Legendary DJ, remixer, and edit exponent Greg Wilson has today released the third instalment of his hugely popular Credit To The Edit series. Almost a decade on from Volume 2, Credit To The Edit—Vol. 3, available now via Tirk Recordings, draws on music from the disco and rave eras, adding a seminal hip-hop cut, a Balearic favourite, as well a few contemporary tracks from the last 10 years.
A groundbreaking DJ, Greg played a key role in introducing black electronic dance music to the UK via his early ‘80s residencies at Wigan Pier, Manchester’s Legend and The Haçienda, as well as over the airwaves on the city’s Piccadilly Radio. Working with Technics turntables, a Revox reel to reel tape machine, and a razor blade, Greg carved out his reputation as a UK pioneer and champion of electro-funk. More recently, following his 2003 comeback after a two-decade hiatus, he’s gained international recognition at the vanguard of a now global re-edits movement. In support of this latest release, Wilson compiled his favorite post-disco cult classics and listed them below.
Northend "Tee's Happy" [Emergency Records]
A mainly instrumental flip side of "Happy Days," Tee being legendary NYC DJ Tee Scott, who mixed the release. It provided the breakthrough for Arthur Baker, one of the great producers of the period, who’d launch his Streetwise label the following year, as well as producing the era-defining "Planet Rock" for Afrika Bambaataa & The Soul Sonic Force on Tommy Boy.
D-Train "You're The One For Me" [Instrumental Mix] [Epic]
Inspired by the UK release Love Money by TW Funk Masters, Prelude A&R man François Kevorkian came up with this masterpiece of a dance track, employing a dub sensibility that would inform his future approach. Kevorkian would gain acclaim as one of the leading remixers of the era working on tracks by artists including Sharon Redd, Yazoo, Dinosaur L, and Kraftwerk.
Peech Boys "Don't Make Me Wait" [Dub Mix] [West End Records]
Larry Levan took up the dub baton, helping pave the way for a new electronic direction in dance music via this seminal cut. We’d never heard the likes of its opening fierce claps, which would then be copied on subsequent releases like Sinnamon’s "Thanks To You" and "Walking On Sunshine" by Rockers Revenge. The 7” also included an acappella version intended for DJ use.

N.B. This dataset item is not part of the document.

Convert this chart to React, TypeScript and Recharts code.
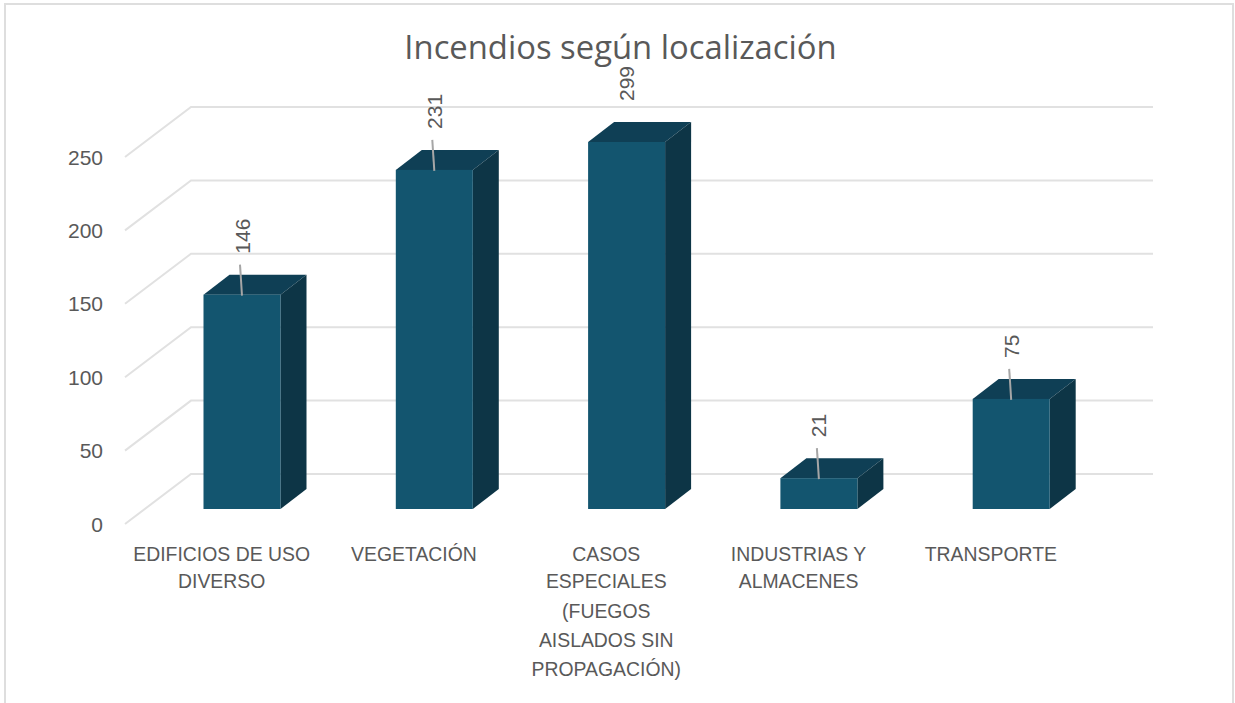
import React from "react";
import { BarChart, Bar, XAxis, YAxis, CartesianGrid } from "recharts";

const titleText = "Incendios según localización";
const categories = [
  "EDIFICIOS DE USO DIVERSO",
  "VEGETACIÓN",
  "CASOS ESPECIALES (FUEGOS AISLADOS SIN PROPAGACIÓN)",
  "INDUSTRIAS Y ALMACENES",
  "TRANSPORTE",
];
const categoryLines = [
  ["EDIFICIOS DE USO", "DIVERSO"],
  ["VEGETACIÓN"],
  ["CASOS", "ESPECIALES", "(FUEGOS", "AISLADOS SIN", "PROPAGACIÓN)"],
  ["INDUSTRIAS Y", "ALMACENES"],
  ["TRANSPORTE"],
];
const values = [146, 231, 299, 21, 75];
const yTicks = [0, 50, 100, 150, 200, 250];
const axisMax = 250;

const data = categories.map((name, i) => ({ name, value: values[i] }));

const FONT = "'Liberation Sans', Arial, sans-serif";
const TEXT = "#595959";
const GRID = "#e1e1e1";
const FRONT = "#13556f";
const TOP = "#0f3f55";
const SIDE = "#0d3546";
const DX = 26;
const DY = 20;
const LINE_Y = [561, 588, 617.5, 647, 676];

function GridLine(props: any) {
  const { x2, y1 } = props;
  const back = y1 - 35;
  const front = y1 + 15;
  const bx = 191;
  return (
    <polyline
      points={`125,${front} ${bx},${back} ${x2 + 46},${back}`}
      fill="none"
      stroke={GRID}
      strokeWidth={2}
    />
  );
}

function YTick(props: any) {
  const { y, payload } = props;
  return (
    <text x={103} y={y + 15} textAnchor="end" dominantBaseline="central" fontFamily={FONT} fontSize={21} fill={TEXT}>
      {payload.value}
    </text>
  );
}

function XTick(props: any) {
  const { x, payload, index } = props;
  const lines = categoryLines[index] || [payload.value];
  return (
    <text textAnchor="middle" fontFamily={FONT} fontSize={19.4} fill={TEXT}>
      {lines.map((l: string, i: number) => (
        <tspan key={i} x={x - 20} y={LINE_Y[i]}>
          {l}
        </tspan>
      ))}
    </text>
  );
}

function Bar3D(props: any) {
  const { x, y, width, height, payload } = props;
  const cx = x + width / 2;
  const capped = payload.value > axisMax;
  return (
    <g>
      <polygon points={`${x},${y} ${x + DX},${y - DY} ${x + width + DX},${y - DY} ${x + width},${y}`} fill={TOP} />
      <polygon
        points={`${x + width},${y} ${x + width + DX},${y - DY} ${x + width + DX},${y + height - DY} ${x + width},${y + height}`}
        fill={SIDE}
      />
      <rect x={x} y={y} width={width} height={height} fill={FRONT} />
      {!capped && <line x1={cx} y1={y + 1} x2={cx - 2} y2={y - 30} stroke="#a6a6a6" strokeWidth={2} />}
      <text
        transform={`translate(${cx},${y - 41}) rotate(-90)`}
        textAnchor="start"
        dominantBaseline="central"
        fontFamily={FONT}
        fontSize={21}
        fill={TEXT}
      >
        {payload.value}
      </text>
    </g>
  );
}

export default function App() {
  return (
    <div style={{ position: "absolute", left: 0, top: 0, width: 1235, height: 703, overflow: "hidden", background: "#fff" }}>
      <div
        style={{
          position: "absolute",
          left: 4,
          top: 3,
          width: 1226,
          height: 760,
          border: "2px solid #dedede",
          boxSizing: "content-box",
        }}
      />
      <div
        style={{
          position: "absolute",
          left: 0,
          width: 1241,
          top: 26,
          textAlign: "center",
          fontFamily: "'Open Sans', sans-serif",
          fontSize: 32.8,
          lineHeight: "42px",
          color: TEXT,
          whiteSpace: "nowrap",
        }}
      >
        {titleText}
      </div>
      <div style={{ position: "absolute", left: 0, top: 0 }}>
        <BarChart width={1235} height={703} data={data} margin={{ top: 142, right: 128, bottom: 0, left: 0 }} barSize={77}>
          <CartesianGrid vertical={false} horizontal={(p: any) => <GridLine key={p.key ?? p.index} {...p} />} />
          <XAxis dataKey="name" axisLine={false} tickLine={false} height={194} interval={0} tick={(p: any) => <XTick {...p} />} />
          <YAxis
            width={145.5}
            domain={[0, axisMax]}
            ticks={yTicks}
            axisLine={false}
            tickLine={false}
            interval={0}
            tick={(p: any) => <YTick {...p} />}
          />
          <Bar dataKey={(d: any) => Math.min(d.value, axisMax)} isAnimationActive={false} shape={(p: any) => <Bar3D {...p} />} />
        </BarChart>
      </div>
    </div>
  );
}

Q "Voice Of Q" (Instrumental) [Philly World Records]
Sometimes mistakenly claimed as Italo Disco, "Voice Of Q" was recorded in Philadelphia as a one-off inspired by the blockbuster movie "E.T. The Extra-Terrestrial." It initially took off on the UK electro-funk underground, becoming very much a cult cut. It was recently given an official re-issue for the first time in over 35 years by Adelaide label Isle Of Jura.
Montana Sextet "Heavy Vibes" (Club Mix) [Philly Sound Works]
The last great hurrah from arranger/conductor vibraphonist/percussionist Vincent Montana Jr., one of Disco’s key figures and founding member of Philadelphia International Records house band MFSB, who backed numerous artists on the classic label, before turning up in New York with other MFSB members to form the Salsoul Orchestra and seamlessly continue to rack up the club hits.